[Task input]
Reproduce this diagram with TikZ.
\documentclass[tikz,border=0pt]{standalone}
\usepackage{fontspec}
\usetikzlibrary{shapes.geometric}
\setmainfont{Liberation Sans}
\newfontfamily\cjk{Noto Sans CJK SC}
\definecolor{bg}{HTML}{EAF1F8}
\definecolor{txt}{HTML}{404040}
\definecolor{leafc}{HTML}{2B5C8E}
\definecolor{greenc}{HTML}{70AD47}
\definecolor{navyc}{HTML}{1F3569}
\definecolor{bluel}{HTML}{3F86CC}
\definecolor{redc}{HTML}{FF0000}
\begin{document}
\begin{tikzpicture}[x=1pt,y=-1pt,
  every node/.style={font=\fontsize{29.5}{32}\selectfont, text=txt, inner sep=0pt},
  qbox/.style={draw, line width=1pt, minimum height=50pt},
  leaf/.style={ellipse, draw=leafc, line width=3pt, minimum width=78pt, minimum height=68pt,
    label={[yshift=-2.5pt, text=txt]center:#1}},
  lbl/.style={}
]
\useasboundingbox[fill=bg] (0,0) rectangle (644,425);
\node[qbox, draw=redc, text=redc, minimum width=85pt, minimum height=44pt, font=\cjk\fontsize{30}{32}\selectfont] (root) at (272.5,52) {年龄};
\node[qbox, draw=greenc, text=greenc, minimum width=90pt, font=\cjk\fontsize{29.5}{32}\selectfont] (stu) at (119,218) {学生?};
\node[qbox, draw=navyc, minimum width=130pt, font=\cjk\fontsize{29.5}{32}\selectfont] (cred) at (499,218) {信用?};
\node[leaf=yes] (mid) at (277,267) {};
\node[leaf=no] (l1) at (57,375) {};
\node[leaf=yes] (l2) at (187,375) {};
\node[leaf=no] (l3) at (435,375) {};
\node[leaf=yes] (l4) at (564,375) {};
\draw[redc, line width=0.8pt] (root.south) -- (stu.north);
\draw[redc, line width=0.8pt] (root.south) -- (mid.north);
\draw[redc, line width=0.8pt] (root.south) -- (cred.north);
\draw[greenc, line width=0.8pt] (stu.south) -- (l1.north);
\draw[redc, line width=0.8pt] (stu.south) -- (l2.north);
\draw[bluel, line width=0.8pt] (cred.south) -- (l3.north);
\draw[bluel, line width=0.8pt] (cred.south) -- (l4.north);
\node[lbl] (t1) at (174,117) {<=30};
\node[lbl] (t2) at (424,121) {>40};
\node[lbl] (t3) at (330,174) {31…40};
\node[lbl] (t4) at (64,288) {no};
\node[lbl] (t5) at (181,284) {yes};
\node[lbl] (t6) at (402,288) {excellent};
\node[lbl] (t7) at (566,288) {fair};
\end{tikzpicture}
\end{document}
...
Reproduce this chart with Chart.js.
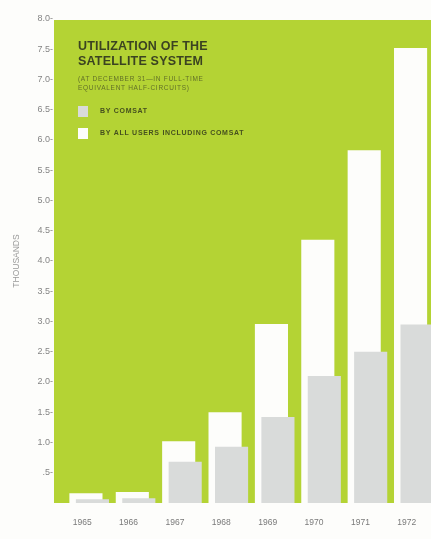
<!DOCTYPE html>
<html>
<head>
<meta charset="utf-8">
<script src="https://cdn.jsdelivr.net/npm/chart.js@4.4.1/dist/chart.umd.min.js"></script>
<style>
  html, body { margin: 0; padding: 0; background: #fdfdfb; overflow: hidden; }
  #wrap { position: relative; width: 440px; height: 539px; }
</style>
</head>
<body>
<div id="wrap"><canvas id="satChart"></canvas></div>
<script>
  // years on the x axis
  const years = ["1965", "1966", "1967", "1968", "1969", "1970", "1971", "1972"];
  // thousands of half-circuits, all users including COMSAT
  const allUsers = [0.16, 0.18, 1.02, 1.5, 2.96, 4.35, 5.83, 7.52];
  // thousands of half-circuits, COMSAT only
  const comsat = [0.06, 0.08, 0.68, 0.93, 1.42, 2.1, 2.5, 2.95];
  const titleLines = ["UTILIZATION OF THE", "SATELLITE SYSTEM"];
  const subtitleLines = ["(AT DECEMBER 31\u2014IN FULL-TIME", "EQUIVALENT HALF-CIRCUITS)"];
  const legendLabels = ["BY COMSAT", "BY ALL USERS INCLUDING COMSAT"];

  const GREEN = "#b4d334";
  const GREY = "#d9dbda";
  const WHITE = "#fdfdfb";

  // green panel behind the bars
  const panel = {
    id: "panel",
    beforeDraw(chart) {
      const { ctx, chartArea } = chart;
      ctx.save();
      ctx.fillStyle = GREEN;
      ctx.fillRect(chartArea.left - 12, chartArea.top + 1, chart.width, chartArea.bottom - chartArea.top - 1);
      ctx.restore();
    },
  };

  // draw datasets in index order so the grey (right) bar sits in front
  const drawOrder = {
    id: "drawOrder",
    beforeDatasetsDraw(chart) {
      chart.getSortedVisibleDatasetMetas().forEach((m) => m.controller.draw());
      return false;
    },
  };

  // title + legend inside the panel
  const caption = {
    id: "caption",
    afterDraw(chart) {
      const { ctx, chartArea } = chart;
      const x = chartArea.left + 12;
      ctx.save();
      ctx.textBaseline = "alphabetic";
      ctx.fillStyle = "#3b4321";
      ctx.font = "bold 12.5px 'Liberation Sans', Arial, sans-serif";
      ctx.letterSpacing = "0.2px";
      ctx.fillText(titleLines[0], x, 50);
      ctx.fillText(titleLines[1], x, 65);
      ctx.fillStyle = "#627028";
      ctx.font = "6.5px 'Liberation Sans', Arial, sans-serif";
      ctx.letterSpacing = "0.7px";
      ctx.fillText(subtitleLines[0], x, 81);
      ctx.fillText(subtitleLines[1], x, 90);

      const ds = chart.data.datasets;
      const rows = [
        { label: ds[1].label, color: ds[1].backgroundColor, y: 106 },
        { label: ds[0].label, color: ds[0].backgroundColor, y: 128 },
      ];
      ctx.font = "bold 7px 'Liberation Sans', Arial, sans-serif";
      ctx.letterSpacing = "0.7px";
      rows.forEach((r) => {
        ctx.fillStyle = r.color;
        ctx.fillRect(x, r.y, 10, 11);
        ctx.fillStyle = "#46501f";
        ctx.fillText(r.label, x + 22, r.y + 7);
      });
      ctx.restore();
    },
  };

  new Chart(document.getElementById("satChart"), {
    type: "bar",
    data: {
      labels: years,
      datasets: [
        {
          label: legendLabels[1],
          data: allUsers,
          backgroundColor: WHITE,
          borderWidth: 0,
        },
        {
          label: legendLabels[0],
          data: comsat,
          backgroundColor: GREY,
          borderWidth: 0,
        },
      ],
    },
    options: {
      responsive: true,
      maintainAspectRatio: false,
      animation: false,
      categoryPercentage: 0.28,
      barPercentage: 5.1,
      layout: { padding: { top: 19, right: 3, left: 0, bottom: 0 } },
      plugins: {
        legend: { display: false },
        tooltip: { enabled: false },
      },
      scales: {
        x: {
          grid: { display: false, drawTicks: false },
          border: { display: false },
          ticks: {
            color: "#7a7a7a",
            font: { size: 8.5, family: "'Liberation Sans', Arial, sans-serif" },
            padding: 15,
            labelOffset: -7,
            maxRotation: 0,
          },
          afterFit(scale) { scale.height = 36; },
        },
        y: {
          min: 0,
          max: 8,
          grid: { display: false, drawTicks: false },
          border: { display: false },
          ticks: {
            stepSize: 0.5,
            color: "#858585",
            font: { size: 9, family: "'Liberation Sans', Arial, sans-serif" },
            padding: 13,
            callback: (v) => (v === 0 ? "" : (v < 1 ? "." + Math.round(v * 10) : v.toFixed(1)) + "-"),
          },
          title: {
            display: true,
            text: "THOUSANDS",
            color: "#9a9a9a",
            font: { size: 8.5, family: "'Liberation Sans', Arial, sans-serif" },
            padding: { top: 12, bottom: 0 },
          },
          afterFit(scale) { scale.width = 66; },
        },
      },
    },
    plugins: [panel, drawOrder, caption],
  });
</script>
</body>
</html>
==
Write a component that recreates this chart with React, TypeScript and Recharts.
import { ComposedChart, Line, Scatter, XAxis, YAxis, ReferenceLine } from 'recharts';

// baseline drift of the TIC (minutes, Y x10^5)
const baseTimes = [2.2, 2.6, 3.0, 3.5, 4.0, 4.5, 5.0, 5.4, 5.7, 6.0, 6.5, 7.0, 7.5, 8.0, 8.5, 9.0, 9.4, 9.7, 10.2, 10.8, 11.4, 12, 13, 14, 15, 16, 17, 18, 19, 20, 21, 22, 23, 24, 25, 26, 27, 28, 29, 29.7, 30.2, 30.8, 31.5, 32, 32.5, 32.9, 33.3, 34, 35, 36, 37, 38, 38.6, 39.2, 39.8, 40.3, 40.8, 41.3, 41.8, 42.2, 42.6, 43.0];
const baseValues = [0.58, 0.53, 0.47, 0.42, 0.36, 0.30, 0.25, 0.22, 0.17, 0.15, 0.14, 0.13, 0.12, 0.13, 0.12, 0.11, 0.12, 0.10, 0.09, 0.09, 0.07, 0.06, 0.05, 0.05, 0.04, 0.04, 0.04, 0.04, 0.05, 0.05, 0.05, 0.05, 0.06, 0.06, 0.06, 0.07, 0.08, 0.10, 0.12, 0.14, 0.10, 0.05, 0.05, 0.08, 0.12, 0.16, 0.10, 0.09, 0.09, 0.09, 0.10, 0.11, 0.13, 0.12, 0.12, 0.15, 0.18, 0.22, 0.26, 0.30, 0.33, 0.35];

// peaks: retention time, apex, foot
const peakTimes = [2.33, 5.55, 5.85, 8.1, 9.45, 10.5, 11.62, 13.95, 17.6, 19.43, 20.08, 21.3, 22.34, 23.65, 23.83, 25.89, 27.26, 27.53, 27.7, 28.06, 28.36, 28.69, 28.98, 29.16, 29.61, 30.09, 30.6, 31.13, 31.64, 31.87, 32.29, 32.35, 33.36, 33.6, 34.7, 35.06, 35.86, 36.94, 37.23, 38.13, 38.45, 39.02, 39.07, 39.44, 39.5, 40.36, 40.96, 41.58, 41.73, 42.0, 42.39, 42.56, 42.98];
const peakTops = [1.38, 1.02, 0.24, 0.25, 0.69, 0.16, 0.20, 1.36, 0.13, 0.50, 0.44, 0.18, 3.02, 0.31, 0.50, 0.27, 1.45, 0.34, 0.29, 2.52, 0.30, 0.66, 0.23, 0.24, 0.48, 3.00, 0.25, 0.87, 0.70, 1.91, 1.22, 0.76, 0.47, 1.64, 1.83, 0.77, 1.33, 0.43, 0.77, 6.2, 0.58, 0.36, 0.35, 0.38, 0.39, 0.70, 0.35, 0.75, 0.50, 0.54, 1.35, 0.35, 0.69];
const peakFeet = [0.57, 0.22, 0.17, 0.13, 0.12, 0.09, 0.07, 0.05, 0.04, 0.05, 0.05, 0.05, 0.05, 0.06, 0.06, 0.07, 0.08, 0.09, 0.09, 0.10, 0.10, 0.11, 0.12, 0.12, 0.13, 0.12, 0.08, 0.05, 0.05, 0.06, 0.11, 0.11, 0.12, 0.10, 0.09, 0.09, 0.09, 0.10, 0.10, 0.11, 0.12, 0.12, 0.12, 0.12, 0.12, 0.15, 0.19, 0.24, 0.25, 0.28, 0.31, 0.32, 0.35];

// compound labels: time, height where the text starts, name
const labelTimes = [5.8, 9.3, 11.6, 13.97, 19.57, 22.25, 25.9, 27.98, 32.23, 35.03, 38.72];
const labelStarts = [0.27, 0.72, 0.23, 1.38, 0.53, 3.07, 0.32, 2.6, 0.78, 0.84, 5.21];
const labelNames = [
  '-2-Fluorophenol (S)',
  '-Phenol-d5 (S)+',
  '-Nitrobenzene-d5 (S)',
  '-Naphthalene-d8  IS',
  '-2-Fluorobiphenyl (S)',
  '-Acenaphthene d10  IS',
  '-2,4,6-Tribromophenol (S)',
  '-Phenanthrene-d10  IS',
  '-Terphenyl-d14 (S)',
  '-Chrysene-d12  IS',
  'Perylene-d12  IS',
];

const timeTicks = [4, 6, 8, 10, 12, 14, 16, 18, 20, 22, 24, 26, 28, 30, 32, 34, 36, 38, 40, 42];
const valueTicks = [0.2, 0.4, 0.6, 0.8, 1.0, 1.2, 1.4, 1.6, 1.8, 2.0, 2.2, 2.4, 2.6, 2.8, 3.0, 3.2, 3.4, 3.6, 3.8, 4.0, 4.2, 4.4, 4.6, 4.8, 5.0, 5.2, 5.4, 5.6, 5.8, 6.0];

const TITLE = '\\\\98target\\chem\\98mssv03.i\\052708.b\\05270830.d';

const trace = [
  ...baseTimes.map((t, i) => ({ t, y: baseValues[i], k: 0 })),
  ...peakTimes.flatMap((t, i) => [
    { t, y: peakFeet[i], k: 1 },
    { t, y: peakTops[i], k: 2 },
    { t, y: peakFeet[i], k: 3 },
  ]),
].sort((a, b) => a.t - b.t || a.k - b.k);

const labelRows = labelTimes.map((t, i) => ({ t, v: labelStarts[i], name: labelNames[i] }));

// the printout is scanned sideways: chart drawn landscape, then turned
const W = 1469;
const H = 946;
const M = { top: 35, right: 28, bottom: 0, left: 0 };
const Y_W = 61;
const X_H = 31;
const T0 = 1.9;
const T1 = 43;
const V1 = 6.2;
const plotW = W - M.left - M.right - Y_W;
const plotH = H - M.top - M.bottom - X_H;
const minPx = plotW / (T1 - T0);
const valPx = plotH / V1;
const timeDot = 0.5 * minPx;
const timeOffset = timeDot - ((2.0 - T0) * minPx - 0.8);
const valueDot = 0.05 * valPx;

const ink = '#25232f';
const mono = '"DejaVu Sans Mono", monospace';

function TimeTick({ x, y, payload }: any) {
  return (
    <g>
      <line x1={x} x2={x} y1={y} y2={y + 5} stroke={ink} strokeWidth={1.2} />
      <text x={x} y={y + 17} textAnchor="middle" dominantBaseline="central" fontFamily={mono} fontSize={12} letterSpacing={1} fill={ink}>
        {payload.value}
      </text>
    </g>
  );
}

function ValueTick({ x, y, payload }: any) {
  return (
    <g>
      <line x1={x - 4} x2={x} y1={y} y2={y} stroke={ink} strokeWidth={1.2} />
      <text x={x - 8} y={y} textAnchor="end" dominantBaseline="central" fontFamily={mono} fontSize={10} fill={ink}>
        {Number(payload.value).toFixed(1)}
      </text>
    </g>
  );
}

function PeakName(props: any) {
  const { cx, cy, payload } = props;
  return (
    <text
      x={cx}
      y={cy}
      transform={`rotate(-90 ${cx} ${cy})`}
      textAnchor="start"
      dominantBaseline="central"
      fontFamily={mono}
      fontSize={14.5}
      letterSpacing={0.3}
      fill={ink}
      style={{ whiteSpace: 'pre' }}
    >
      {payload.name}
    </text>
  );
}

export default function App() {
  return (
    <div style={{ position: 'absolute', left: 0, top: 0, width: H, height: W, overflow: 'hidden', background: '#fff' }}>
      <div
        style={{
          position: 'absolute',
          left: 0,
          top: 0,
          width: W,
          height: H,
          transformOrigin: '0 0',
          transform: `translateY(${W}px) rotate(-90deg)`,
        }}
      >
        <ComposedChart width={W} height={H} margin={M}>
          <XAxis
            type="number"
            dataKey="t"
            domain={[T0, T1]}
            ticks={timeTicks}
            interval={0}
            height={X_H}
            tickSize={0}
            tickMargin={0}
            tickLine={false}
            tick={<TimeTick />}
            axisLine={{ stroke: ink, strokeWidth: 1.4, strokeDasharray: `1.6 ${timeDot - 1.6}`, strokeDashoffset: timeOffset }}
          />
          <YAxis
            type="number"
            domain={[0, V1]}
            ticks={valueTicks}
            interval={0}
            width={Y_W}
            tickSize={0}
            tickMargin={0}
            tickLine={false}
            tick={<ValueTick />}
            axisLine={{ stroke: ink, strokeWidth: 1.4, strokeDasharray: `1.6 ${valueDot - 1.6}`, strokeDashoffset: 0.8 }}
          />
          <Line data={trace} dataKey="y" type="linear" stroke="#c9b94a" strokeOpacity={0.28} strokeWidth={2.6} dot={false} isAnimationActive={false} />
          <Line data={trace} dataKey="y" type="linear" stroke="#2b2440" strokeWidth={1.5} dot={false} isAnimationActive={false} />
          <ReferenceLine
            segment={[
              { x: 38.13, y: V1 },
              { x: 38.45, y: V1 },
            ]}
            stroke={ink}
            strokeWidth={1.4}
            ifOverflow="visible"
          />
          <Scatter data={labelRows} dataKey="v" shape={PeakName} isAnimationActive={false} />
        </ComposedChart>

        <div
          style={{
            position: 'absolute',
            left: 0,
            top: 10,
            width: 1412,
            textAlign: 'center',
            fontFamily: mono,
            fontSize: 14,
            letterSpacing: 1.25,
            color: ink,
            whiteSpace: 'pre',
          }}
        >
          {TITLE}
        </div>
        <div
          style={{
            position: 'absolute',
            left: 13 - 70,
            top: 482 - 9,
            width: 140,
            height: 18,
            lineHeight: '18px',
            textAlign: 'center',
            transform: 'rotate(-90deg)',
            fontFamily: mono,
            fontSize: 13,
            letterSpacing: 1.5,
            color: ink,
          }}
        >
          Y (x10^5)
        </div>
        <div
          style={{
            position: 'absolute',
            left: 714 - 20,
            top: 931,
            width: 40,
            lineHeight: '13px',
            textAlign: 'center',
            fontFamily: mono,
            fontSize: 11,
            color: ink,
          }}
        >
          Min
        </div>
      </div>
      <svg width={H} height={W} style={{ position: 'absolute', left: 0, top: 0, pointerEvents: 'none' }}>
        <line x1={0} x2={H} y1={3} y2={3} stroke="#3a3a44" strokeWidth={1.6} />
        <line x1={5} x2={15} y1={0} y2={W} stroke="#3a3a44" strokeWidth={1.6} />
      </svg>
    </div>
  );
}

[Task directions] Going down the listing above, begin printing at the line with "Write a component" and finish with the line with "0.30, 0.33, 0.35];", exactly as they appear.

[Result of this task]
Write a component that recreates this chart with React, TypeScript and Recharts.
import { ComposedChart, Line, Scatter, XAxis, YAxis, ReferenceLine } from 'recharts';

// baseline drift of the TIC (minutes, Y x10^5)
const baseTimes = [2.2, 2.6, 3.0, 3.5, 4.0, 4.5, 5.0, 5.4, 5.7, 6.0, 6.5, 7.0, 7.5, 8.0, 8.5, 9.0, 9.4, 9.7, 10.2, 10.8, 11.4, 12, 13, 14, 15, 16, 17, 18, 19, 20, 21, 22, 23, 24, 25, 26, 27, 28, 29, 29.7, 30.2, 30.8, 31.5, 32, 32.5, 32.9, 33.3, 34, 35, 36, 37, 38, 38.6, 39.2, 39.8, 40.3, 40.8, 41.3, 41.8, 42.2, 42.6, 43.0];
const baseValues = [0.58, 0.53, 0.47, 0.42, 0.36, 0.30, 0.25, 0.22, 0.17, 0.15, 0.14, 0.13, 0.12, 0.13, 0.12, 0.11, 0.12, 0.10, 0.09, 0.09, 0.07, 0.06, 0.05, 0.05, 0.04, 0.04, 0.04, 0.04, 0.05, 0.05, 0.05, 0.05, 0.06, 0.06, 0.06, 0.07, 0.08, 0.10, 0.12, 0.14, 0.10, 0.05, 0.05, 0.08, 0.12, 0.16, 0.10, 0.09, 0.09, 0.09, 0.10, 0.11, 0.13, 0.12, 0.12, 0.15, 0.18, 0.22, 0.26, 0.30, 0.33, 0.35];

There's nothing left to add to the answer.